First, as we saw recently in an attack on Ethereum Classic, if someone is able to gain more than half the mining capacity of a proof-of-work system (many other cryptocurrencies rely on the method as well), they can use it to reverse transactions and effectively spend the same cryptocurrency twice. Called a double-spend attack, it happens when an attacker pays someone in cryptocurrency before creating an alternative version of the blockchain in which the payment never happens.

The deeper a transaction is in the blockchain, the more computing power is needed to create an alternative chain that doesn’t contain that transaction, and the lower the probability that a double-spend attack will occur. That’s why merchants who accept Bitcoin as payment can’t release the purchased goods until they wait for several additional sets of transactions, or blocks, to be added to the chain after the one containing the payment.

But a transaction isn’t truly final, argues Raphael Auer, a BIS economist, until it is so deep in the blockchain that it is in fact impossible for a double-spend attacker to profit. Achieving this, which he calls “economic payment finality,” is extremely expensive to the network.

The second economic limitation pertains to the way the network pays miners to keep it secure. In Bitcoin, miners who add a new block to the chain earn a set number of bitcoins, called the “block reward.” They can also earn transaction fees, which individual Bitcoin users propose when they submit new transactions. This income is incentive for miners to act in the interest of the whole network instead of selfishly attempting double-spend attacks. In Bitcoin, however, this will shrink over time, because the system is designed to phase out the block reward.

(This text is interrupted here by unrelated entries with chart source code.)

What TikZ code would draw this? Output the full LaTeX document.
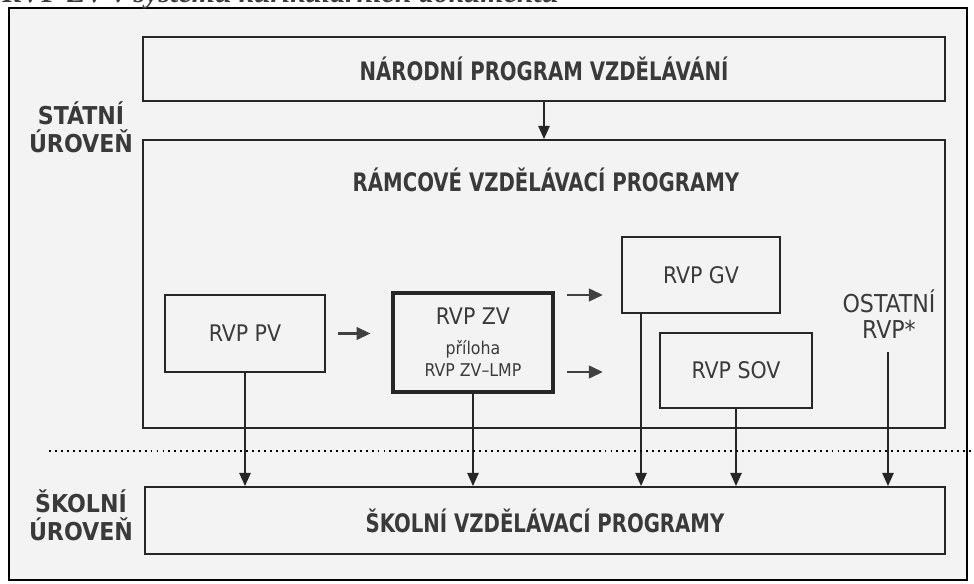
\documentclass[tikz,border=0pt]{standalone}
\usepackage{fontspec}
\setsansfont{DejaVu Sans Condensed}
\newfontfamily\headfont[FakeStretch=0.86]{DejaVu Sans Condensed}
\newfontfamily\capfont{Liberation Serif}
\usetikzlibrary{arrows.meta}
\definecolor{ink}{HTML}{3A3A3A}
\definecolor{paper}{HTML}{F3F3F3}

\begin{document}
\begin{tikzpicture}[x=0.02cm, y=-0.02cm, font=\sffamily, text=ink,
  box/.style={draw=black!85, line width=1.1pt, inner sep=0pt},
  head/.style={font=\headfont\bfseries\fontsize{14.5}{16}\selectfont},
  level/.style={font=\sffamily\bfseries\fontsize{14}{16}\selectfont, align=center},
  rvpname/.style={font=\sffamily\fontsize{13}{14.5}\selectfont, align=center},
  down/.style={draw=black!85, line width=0.8pt, -{Triangle[length=7.5pt,width=6.5pt]}},
  side/.style={draw=black!75, line width=1.7pt, -{Triangle[length=8pt,width=7pt]}}]
  \useasboundingbox[fill=white] (0,0) rectangle (974,584);
  \draw[line width=1.1pt, fill=paper] (9,8) rectangle (967,580);
  \node[font=\capfont\bfseries\itshape\fontsize{17}{20}\selectfont, anchor=base west, inner sep=0pt] (cap) at (2,3) {RVP ZV v systému kurikulárních dokumentů};

  \node[box, head, minimum width=16.04cm, minimum height=1.28cm] (npv) at (544,69) {NÁRODNÍ PROGRAM VZDĚLÁVÁNÍ};
  \node[box, minimum width=16.04cm, minimum height=5.76cm] (rvp) at (544,284) {};
  \node[head] (rvptitle) at (546,180) {RÁMCOVÉ VZDĚLÁVACÍ PROGRAMY};
  \node[box, head, minimum width=16cm, minimum height=1.34cm] (svp) at (545,520.5) {ŠKOLNÍ VZDĚLÁVACÍ PROGRAMY};
  \node[level] (statni) at (81,127) {STÁTNÍ\\ÚROVEŇ};
  \node[level] (skolni) at (81,515) {ŠKOLNÍ\\ÚROVEŇ};

  \node[box, rvpname, minimum width=3.2cm, minimum height=1.54cm] (pv) at (245,333.5) {RVP PV};
  \node[box, line width=2.8pt, minimum width=3.2cm, minimum height=1.98cm, align=center,
    font=\sffamily\fontsize{10}{12.5}\selectfont] (zv) at (473,342.5)
    {{\fontsize{13}{12.5}\selectfont RVP ZV}\\[4.5pt] příloha\\RVP ZV–LMP};
  \node[box, rvpname, minimum width=3.16cm, minimum height=1.52cm] (gv) at (701,275) {RVP GV};
  \node[box, rvpname, minimum width=3.04cm, minimum height=1.5cm] (sov) at (736,370.5) {RVP SOV};
  \node[rvpname, font=\sffamily\fontsize{14}{14.5}\selectfont] (ost) at (889,314) {OSTATNÍ\\RVP*};

  \coordinate (gvin) at (603,295);
  \coordinate (sovin) at (603,372);
  \coordinate (ostend) at (888,352);
  \coordinate (dotl) at (49,451);
  \coordinate (dotr) at (974,451);

  \draw[down] (npv.south) -- (rvp.north);
  \draw[side] ([xshift=0.24cm]pv.east) -- ([xshift=-0.4cm]zv.west |- pv.east);
  \draw[side] ([xshift=0.24cm]zv.east |- gvin) -- (gvin);
  \draw[side] ([xshift=0.24cm]zv.east |- sovin) -- (sovin);
  \draw[down] (pv.south) -- (pv.south |- svp.north);
  \draw[down] (zv.south) -- (zv.south |- svp.north);
  \draw[down] ([xshift=0.4cm]gv.south west) -- ([xshift=0.4cm]gv.south west |- svp.north);
  \draw[down] (sov.south) -- (sov.south |- svp.north);
  \draw[down] (ostend) -- (ostend |- svp.north);
  \draw[line width=1.4pt, dash pattern=on 1.1pt off 2.3pt] (dotl) -- (dotr);
\end{tikzpicture}
\end{document}
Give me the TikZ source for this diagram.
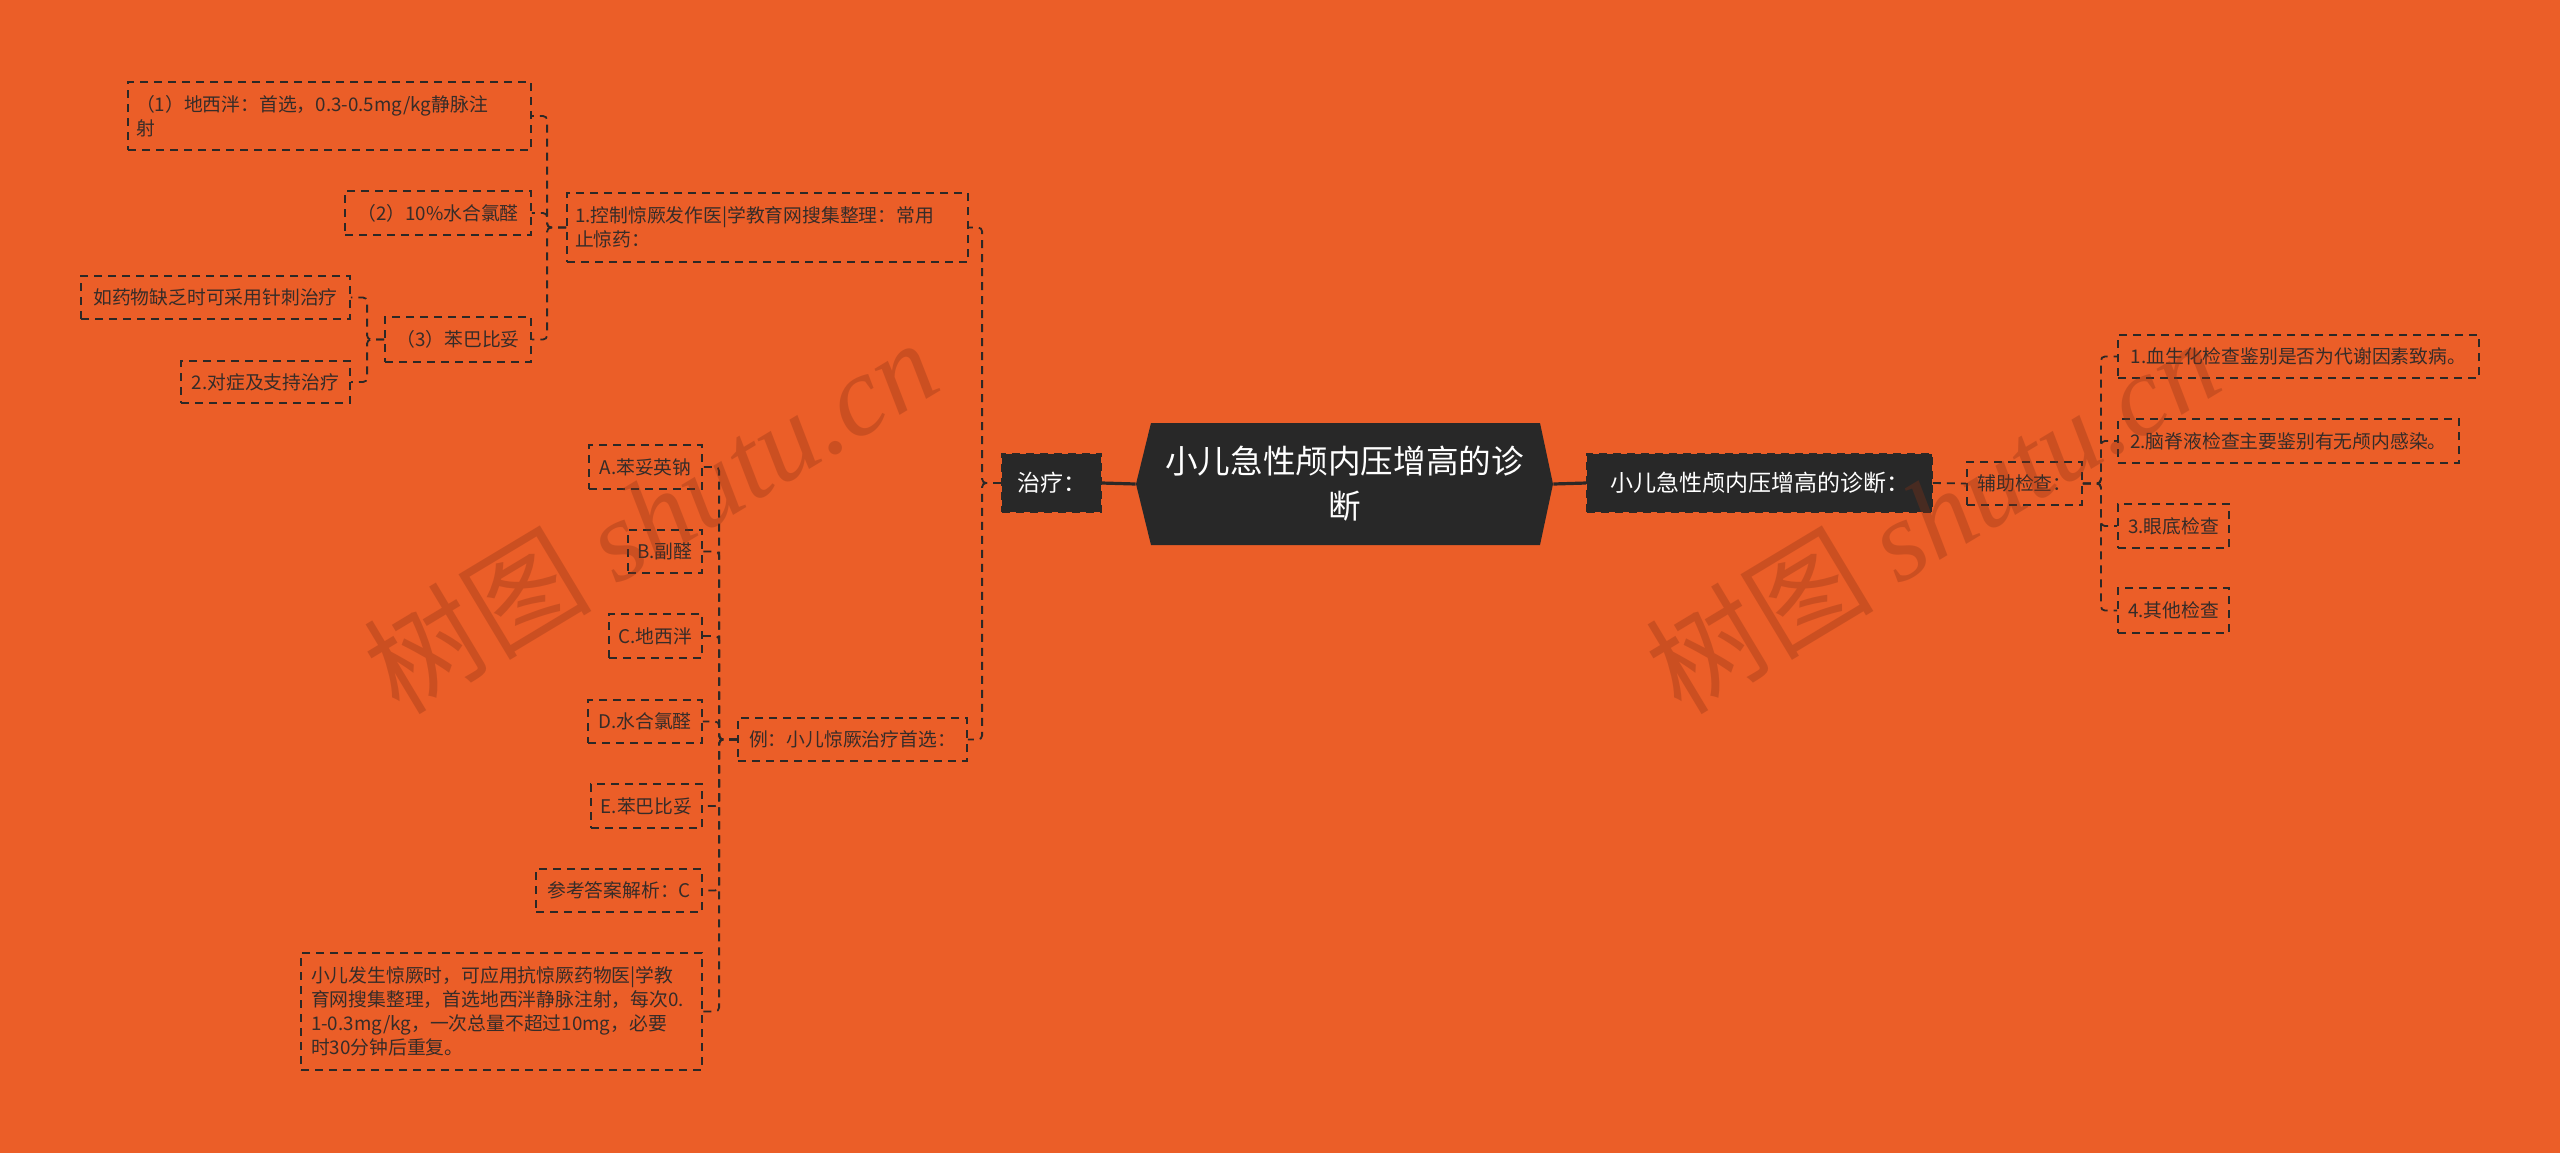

Transaction fees alone won’t be enough to keep the security of the system from deteriorating once this happens, says Auer, meaning that achieving true payment finality will take longer and longer. When the reward reaches zero, it might even take months for a payment to become irreversible, he writes, concluding: “The only fundamental remedy would be to depart from proof-of-work.” (See also: “Bitcoin’s inherent economics could keep it from ever being very important.”)

Auer notes that making such a substantial change to a cryptocurrency network’s software “would probably require some form of social coordination or institutionalization.”

Bitcoin has historically struggled with infighting and gridlock over technical decisions, however. Meanwhile, Ethereum is trying to switch from proof of work to an alternative method called proof of stake, and its community is realizing how difficult this is from a social perspective.